Senate debates

Thursday, 3 March 2011

Documents

Australian Postal Corporation

Debate resumed from 10 February, on motion by Senator Macdonald:

That the Senate take note of the document.

6:06 pm

Photo of Ian MacdonaldIan Macdonald (Queensland, Liberal Party, Shadow Parliamentary Secretary for Northern and Remote Australia) Share this | | Hansard source

This report from Australia Post continues to show profits and that is always good for a public corporation. At estimates the other day Australia Post were indicating that their mail business is going downhill but they are doing very well out of the parcel side of their business.

I have raised this matter directly with Australia Post, and they are responding very well in trying to address it, but we have a problem in Rockhampton where the Rockhampton Mail Centre has expanded beyond its original being as a suburban post office.

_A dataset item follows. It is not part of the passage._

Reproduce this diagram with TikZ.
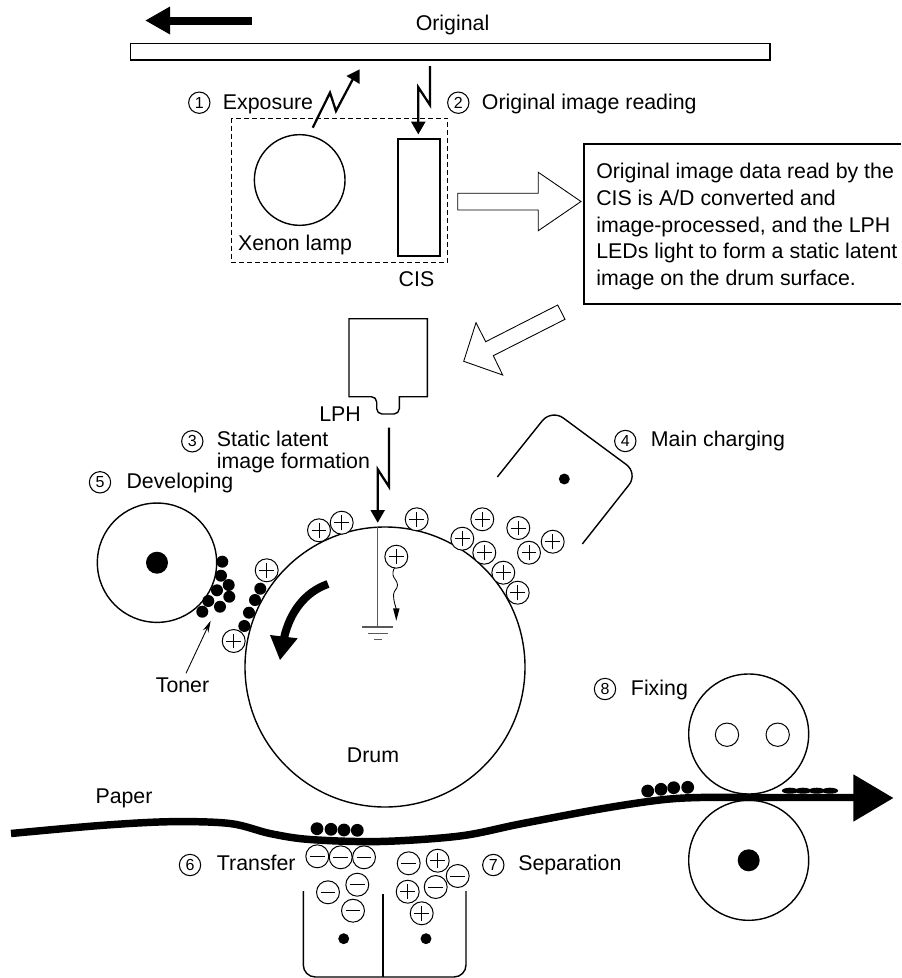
\documentclass[tikz,border=0pt]{standalone}
\usepackage{fontspec}
\setmainfont{Liberation Sans}
\usetikzlibrary{arrows.meta}
\tikzset{
  lbl/.style={anchor=base west,inner sep=0pt,font=\fontsize{16}{20}\selectfont},
  clbl/.style={anchor=base,inner sep=0pt,font=\fontsize{16}{20}\selectfont},
  numc/.style={circle,draw,line width=.8pt,minimum size=16pt,inner sep=0pt,font=\fontsize{12}{12}\selectfont},
  outline/.style={line width=1.05pt},
  thinline/.style={line width=.65pt},
  bolt/.style={line width=1.7pt,miter limit=6},
  roller/.style={circle,draw,line width=1.05pt,inner sep=0pt},
  solid dot/.style={circle,fill=black,inner sep=0pt},
  tonerdot/.style={solid dot,minimum size=9.6pt},
  chgbase/.style={circle,draw,fill=white,line width=.75pt,minimum size=17.2pt,inner sep=0pt},
  chgplus/.style={chgbase,path picture={
    \draw[line width=.7pt] ([xshift=-5.6pt]path picture bounding box.center)--([xshift=5.6pt]path picture bounding box.center);
    \draw[line width=.7pt] ([yshift=-5.6pt]path picture bounding box.center)--([yshift=5.6pt]path picture bounding box.center);}},
  chgminus/.style={chgbase,path picture={
    \draw[line width=.7pt] ([xshift=-5.6pt]path picture bounding box.center)--([xshift=5.6pt]path picture bounding box.center);}},
}
\begin{document}
\begin{tikzpicture}[x=.75pt,y=-.75pt]
\useasboundingbox (0,0) rectangle (901,978);
% direction arrow of the original
\coordinate (dirA) at (252,20.5);
\coordinate (dirB) at (168,20.5);
\draw[line width=6pt] (dirA)--(dirB);
\fill (145.5,20.5)--(170,6.5)--(170,34.5)--cycle;
% original
\node[clbl] (orig) at (452.5,31) {Original};
\draw[outline,line width=1.2pt] (130.5,43.5) rectangle (770,60);
% exposure
\node[numc] (n1) at (199.3,102.7) {1};
\node[lbl] (t1) at (222.7,109) {Exposure};
\draw[bolt] (312.7,127.7)--(330,92.7)--(336,111)--(354,77);
\fill (359.7,69.3)--(359.7,84)--(346.5,76)--cycle;
\node[numc] (n2) at (458.3,102.7) {2};
\node[lbl] (t2) at (481.7,109) {Original image reading};
\draw[bolt] (430,66)--(430,105)--(418.3,87.3)--(418.3,123);
\fill (418.3,134.3)--(411,121.7)--(425.6,121.7)--cycle;
% CIS unit
\draw[line width=.8pt,dash pattern=on 3.6pt off 2.4pt] (231.7,118.3) rectangle (447.7,262.7);
\node[roller,minimum size=68pt] (lamp) at (299.7,180) {};
\draw[outline,line width=1.2pt] (397.7,138.7) rectangle (440,256);
\node[clbl] (xe) at (295,250.7) {Xenon lamp};
\node[clbl] (cis) at (416.5,286) {CIS};
% hollow arrows
\draw[thinline] (457.7,193.3)--(538.3,193.3)--(538.3,172.3)--(581,201.5)--(538.3,230.7)--(538.3,210)--(457.7,210)--cycle;
\draw[thinline] (557.7,305)--(565,319.3)--(493.3,355.7)--(502.7,375)--(463.7,361.3)--(476,322.7)--(485.7,341.7)--cycle;
% text box
\draw[line width=1.2pt] (901,144)--(583.7,144)--(583.7,304)--(901,304);
\node[anchor=north west,inner sep=0pt,align=left,font=\fontsize{16}{20}\selectfont] (box) at (596,163)
 {Original image data read by the\\CIS is A/D converted and\\image-processed, and the LPH\\LEDs light to form a static latent\\image on the drum surface.};
% LPH
\draw[outline] (349,318.7)--(427.3,318.7)--(427.3,396.7)--(399.3,396.7)
  [rounded corners=4pt]--(399.3,414)--(376.7,414)--(376.7,396.7)[sharp corners]--(349,396.7)--cycle;
\node[clbl] (lph) at (340,421.7) {LPH};
\node[numc] (n3) at (192.3,441.3) {3};
\node[lbl] (t3a) at (216.7,446.7) {Static latent};
\node[lbl] (t3b) at (216.7,468) {image formation};
\draw[bolt] (389,427.7)--(389,486.7)--(377.7,469.3)--(377.7,512);
\fill (377.7,522.7)--(370.4,510)--(385,510)--cycle;
% drum
\node[roller,minimum size=210pt] (drum) at (385,667) {};
\coordinate (gndtop) at (377.7,527.2);
\coordinate (gnd) at (377.7,627);
\draw[line width=.85pt,black!65] (gndtop)--(gnd);
\draw[line width=.85pt,black!65] (362.3,627)--(392.7,627) (368.3,633.3)--(387.7,633.3) (374,639.3)--(382,639.3);
\node[clbl] (drumt) at (373,762.7) {Drum};
% rotation arrow
\draw[line width=6pt] (328,584) .. controls (305,592) and (290,612) .. (284,638);
\fill (280,660)--(270,635)--(297.7,638.3)--cycle;
% main charger
\draw[outline,rounded corners=11pt] (497.3,477)--(551.5,409.3)--(638.1,473.3)--(582.3,544);
\node[solid dot,minimum size=8.2pt] (cdot) at (564.3,479) {};
\node[numc] (n4) at (625.3,441) {4};
\node[lbl] (t4) at (650.7,446.7) {Main charging};
% developing
\node[roller,minimum size=89.5pt] (dev) at (157,562.7) {};
\node[solid dot,minimum size=16.5pt] (devdot) at (157,562.7) {};
\node[numc] (n5) at (100,482.3) {5};
\node[lbl] (t5) at (126.3,488) {Developing};
\foreach \x/\y [count=\i] in {222.3/561.7,221/575.7,228.7/585,217/590.3,229.3/596.7,208.3/601,220/606.7,202.3/611.7,260.3/588.7,255/600,249/612.7,244.3/626}
  \node[tonerdot,minimum size=9pt] (td\i) at (\x,\y) {};
\coordinate (tonerA) at (186,673.3);
\coordinate (tonerB) at (210.7,620.7);
\draw[thinline,-{Stealth[length=9pt,width=4.5pt]}] (tonerA)--(tonerB);
\node[clbl] (tonert) at (182.5,692.3) {Toner};
% charges
\foreach \x/\y [count=\i] in {319/530.3,341.7/522.7,416.7/519.3,482.3/519.3,462.3/538.7,484.3/552.7,518.3/528,529/552.7,552.7/541.7,503.3/572.7,517.7/592.7,396.3/556.7,266.7/570.3,233.7/641}
  \node[chgplus] (pl\i) at (\x,\y) {};
\coordinate (wavyend) at (396.3,620.7);
\draw[line width=.65pt] plot[smooth,tension=.8] coordinates {(394.5,568) (393,575) (397.5,585) (393.5,595) (396.3,609)};
\fill (wavyend)--(393,608.3)--(399.6,608.3)--cycle;
% paper
\draw[line width=5.6pt] plot[smooth,tension=.55] coordinates {(11,833.5) (100,825.5) (170,821.7) (230,823.5) (270,833.5) (310,839.5) (380,841.5) (460,836) (520,824) (600,809) (660,800) (700,797.5) (760,797.5) (856,797.5)};
\fill (893.3,798)--(853.3,774.3)--(853.3,821.7)--cycle;
\node[clbl] (paper) at (124,803) {Paper};
% transfer/separation
\foreach \x/\y [count=\i] in {317/828.7,331/829.3,344/830,357.3/830.3}
  \node[tonerdot] (tt\i) at (\x,\y) {};
\foreach \x/\y [count=\i] in {317.3/856.3,340.7/857.3,364/857.3,328/892.3,357.3/884.7,353/910.7,408.7/863.3,457.7/876,435.7/887}
  \node[chgminus] (mi\i) at (\x,\y) {};
\foreach \x/\y [count=\i] in {437.7/860.7,407.7/891.7,421.7/913.3}
  \node[chgplus] (ps\i) at (\x,\y) {};
\draw[outline,rounded corners=9pt] (303.3,891)--(303.3,977)--(466,977)--(466,891);
\draw[outline] (383,894.3)--(383,977);
\node[solid dot,minimum size=8.2pt] (d6) at (343.7,938.7) {};
\node[solid dot,minimum size=8.2pt] (d7) at (426,938.7) {};
\node[numc] (n6) at (190,865) {6};
\node[lbl] (t6) at (216.7,870.7) {Transfer};
\node[numc] (n7) at (493.3,865) {7};
\node[lbl] (t7) at (518,870.7) {Separation};
% fixing
\node[roller,minimum size=90pt] (fixup) at (748.7,734) {};
\node[roller,line width=.75pt,minimum size=17.5pt] (h1) at (727,734.7) {};
\node[roller,line width=.75pt,minimum size=17.5pt] (h2) at (777.7,734.7) {};
\node[roller,minimum size=90pt] (fixlo) at (748.7,860.3) {};
\node[solid dot,minimum size=16.5pt] (fixdot) at (748.7,860.3) {};
\foreach \x/\y [count=\i] in {647.7/791,661/789.3,673.7/787.7,687.7/787.3}
  \node[tonerdot] (tf\i) at (\x,\y) {};
\foreach \x [count=\i] in {790,803,816.7,830}
  \node[circle,fill=black,inner sep=0pt,minimum size=4.5pt,xscale=2.7] (ff\i) at (\x,790.7) {};
\node[numc] (n8) at (605,689) {8};
\node[lbl] (t8) at (630.7,695.7) {Fixing};
\end{tikzpicture}
\end{document}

That is okay—it is a very efficient postal centre—but the trouble is that it is in a residential area and the people living next door to the mail centre simply are not able to sleep at night. Many of them are pensioners and many others go to work early to do manual work. There is a whole street of people who cannot get to sleep because of the noise of trucks reversing at two, three and six o’clock in the morning and metal containers clanging on the cement. It means that people are really inconvenienced. It is something that I know Australia Post are conscious of. I know they are trying to do something to help and I hope a solution can be reached.

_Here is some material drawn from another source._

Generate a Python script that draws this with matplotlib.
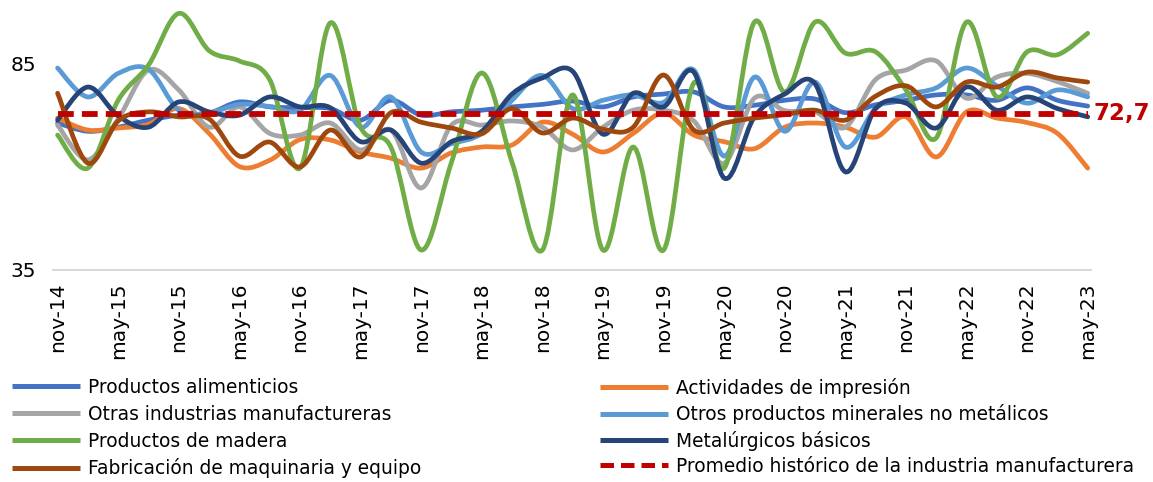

My limited understanding suggests to me that the only solution is for the government to provide Australia Post with sufficient money to move the whole mail centre out of a residential area and into an industrial estate. I am pleased to say that Australia Post is meeting with the residents. We are making a date when we can get together, and that is good. I appreciate the courtesy and the cooperation of Australia Post officials, but I expect in the end result it will be beyond Australia Post. It will need the government and the Minister for Broadband, Communications and the Digital Economy, Senator Conroy, instead of wasting $55 billion on a National Broadband Network that is unnecessary, to put some of that money into establishing a new mail centre in Rockhampton and so give people a bit of rest. I seek leave to continue my remarks later.

Leave granted; debate adjourned.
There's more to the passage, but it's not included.